Piotr Giza: Nie składaliśmy broni
- Całe napięcie na boisku zaczęło się właśnie od arbitra. Dużo gadał, czasami kompletnie niepotrzebnie i widać było, że chciał być najważniejszą osobą na boisku - uważa pomocnik Cracovii i strzelec dwóch goli w sparingu z Wołyniem Łuck (2:2), Piotr Giza.
- To był najostrzejszy sparing podczas waszego obozu przygotowawczego w Turcji...
- Mecz był ciężki. Zmierzyliśmy się z dobrym przeciwnikiem, który był odpowiednio przygotowany fizycznie i psychicznie do spotkania z nami. Na każdym metrze walczył o piłkę i nie odpuszczał. Takie mecze też będą zdarzać się w lidze - trzeba będzie grać w nich do upadłego.
- Mieliście całkiem niezły początek...
- Faktycznie dobrze zaczęliśmy ten mecz i przeprowadziliśmy kilka szybkich akcji, głównie prawą stroną. Brakowało jednak wykończenia. Ukraińcy przebudzili się i strzelili nam dwie bramki. Nie składaliśmy jednak broni i udało się doprowadzić do remisu.
- Byłeś strzelcem obu goli, ale za każdym razem pomagał ci w tym senegalski bramkarz Wołynia, Issa Ndoye...
- Przy strzale z rzutu karnego wyczuł moje intencje, ale nie obronił uderzenia. Przy drugim golu popełnił błąd, bo nie utrzymał piłki po moim strzale zza pola karnego.
- Sędzia zakończył ten mecz na cztery minuty przed regulaminowym czasem gry...
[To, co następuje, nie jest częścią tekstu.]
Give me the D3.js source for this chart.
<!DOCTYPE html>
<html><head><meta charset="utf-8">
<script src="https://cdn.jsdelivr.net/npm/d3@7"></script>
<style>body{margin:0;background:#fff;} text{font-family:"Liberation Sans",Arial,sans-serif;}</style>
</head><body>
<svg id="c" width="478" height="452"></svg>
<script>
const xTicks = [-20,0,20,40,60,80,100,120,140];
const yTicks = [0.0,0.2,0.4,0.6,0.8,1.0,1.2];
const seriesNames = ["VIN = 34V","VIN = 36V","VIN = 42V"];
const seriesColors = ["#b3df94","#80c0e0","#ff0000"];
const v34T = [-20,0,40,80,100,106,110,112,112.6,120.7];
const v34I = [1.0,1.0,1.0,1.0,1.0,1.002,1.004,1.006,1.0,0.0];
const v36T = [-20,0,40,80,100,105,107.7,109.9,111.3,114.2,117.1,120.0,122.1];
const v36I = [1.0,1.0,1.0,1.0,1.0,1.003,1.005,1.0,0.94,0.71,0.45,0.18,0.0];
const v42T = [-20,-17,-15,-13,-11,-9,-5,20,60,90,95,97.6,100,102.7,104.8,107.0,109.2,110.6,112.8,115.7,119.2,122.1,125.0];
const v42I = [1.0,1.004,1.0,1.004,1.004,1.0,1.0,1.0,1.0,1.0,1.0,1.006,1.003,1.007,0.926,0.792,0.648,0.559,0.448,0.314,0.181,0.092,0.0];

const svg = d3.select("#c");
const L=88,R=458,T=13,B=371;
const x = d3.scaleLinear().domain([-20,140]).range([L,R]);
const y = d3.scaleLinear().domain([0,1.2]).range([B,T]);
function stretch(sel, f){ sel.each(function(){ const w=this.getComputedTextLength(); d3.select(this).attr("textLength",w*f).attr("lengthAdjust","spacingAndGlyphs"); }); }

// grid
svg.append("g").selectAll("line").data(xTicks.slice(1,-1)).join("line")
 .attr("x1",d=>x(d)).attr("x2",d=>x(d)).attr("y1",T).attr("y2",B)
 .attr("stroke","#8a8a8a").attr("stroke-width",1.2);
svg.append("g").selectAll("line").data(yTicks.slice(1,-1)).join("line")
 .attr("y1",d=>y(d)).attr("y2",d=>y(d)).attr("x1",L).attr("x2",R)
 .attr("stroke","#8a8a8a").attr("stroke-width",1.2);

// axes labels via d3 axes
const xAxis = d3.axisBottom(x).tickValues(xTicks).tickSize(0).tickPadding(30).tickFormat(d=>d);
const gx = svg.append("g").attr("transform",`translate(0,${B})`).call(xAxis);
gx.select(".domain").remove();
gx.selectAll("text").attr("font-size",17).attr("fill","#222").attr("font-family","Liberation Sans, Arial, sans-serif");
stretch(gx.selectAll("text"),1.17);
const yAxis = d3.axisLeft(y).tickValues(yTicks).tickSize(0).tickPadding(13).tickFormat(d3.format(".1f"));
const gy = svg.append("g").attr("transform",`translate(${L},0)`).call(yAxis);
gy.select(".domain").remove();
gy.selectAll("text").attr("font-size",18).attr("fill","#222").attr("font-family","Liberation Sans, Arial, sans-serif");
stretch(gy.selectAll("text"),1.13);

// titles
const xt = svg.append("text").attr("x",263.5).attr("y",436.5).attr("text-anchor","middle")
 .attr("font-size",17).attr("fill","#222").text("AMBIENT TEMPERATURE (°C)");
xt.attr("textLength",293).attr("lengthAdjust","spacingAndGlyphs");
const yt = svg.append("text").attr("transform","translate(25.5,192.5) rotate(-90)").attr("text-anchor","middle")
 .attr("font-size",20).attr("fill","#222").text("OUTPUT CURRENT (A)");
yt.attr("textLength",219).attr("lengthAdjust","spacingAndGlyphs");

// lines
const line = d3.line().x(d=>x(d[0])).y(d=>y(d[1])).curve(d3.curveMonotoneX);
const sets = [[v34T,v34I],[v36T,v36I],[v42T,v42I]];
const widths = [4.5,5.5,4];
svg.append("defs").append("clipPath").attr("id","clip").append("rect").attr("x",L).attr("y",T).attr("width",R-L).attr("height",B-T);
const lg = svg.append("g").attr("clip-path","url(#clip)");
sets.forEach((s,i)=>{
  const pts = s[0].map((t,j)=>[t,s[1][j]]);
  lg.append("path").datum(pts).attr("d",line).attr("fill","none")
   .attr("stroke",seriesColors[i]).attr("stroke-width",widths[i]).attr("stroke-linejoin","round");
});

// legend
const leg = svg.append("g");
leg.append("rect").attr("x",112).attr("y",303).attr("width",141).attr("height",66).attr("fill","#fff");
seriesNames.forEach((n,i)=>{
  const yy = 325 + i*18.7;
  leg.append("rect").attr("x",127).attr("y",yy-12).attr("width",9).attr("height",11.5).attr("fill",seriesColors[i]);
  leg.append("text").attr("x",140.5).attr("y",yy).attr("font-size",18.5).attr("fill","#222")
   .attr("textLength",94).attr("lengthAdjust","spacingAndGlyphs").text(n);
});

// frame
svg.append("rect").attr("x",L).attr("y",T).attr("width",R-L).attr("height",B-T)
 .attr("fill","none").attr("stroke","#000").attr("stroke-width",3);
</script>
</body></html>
- Całe napięcie na boisku zaczęło się właśnie od arbitra. Dużo gadał, czasami kompletnie niepotrzebnie i widać było, że chciał być najważniejszą osobą na boisku. Nie dawał grać obu drużynom i w efekcie dochodziło do spornych sytuacji.
- Nikt nie doznał jednak żadnego urazu...
- I to jest najważniejsze. Mimo to trzeba było uważać na swoje zdrowie, bo można było nabawić się kontuzji.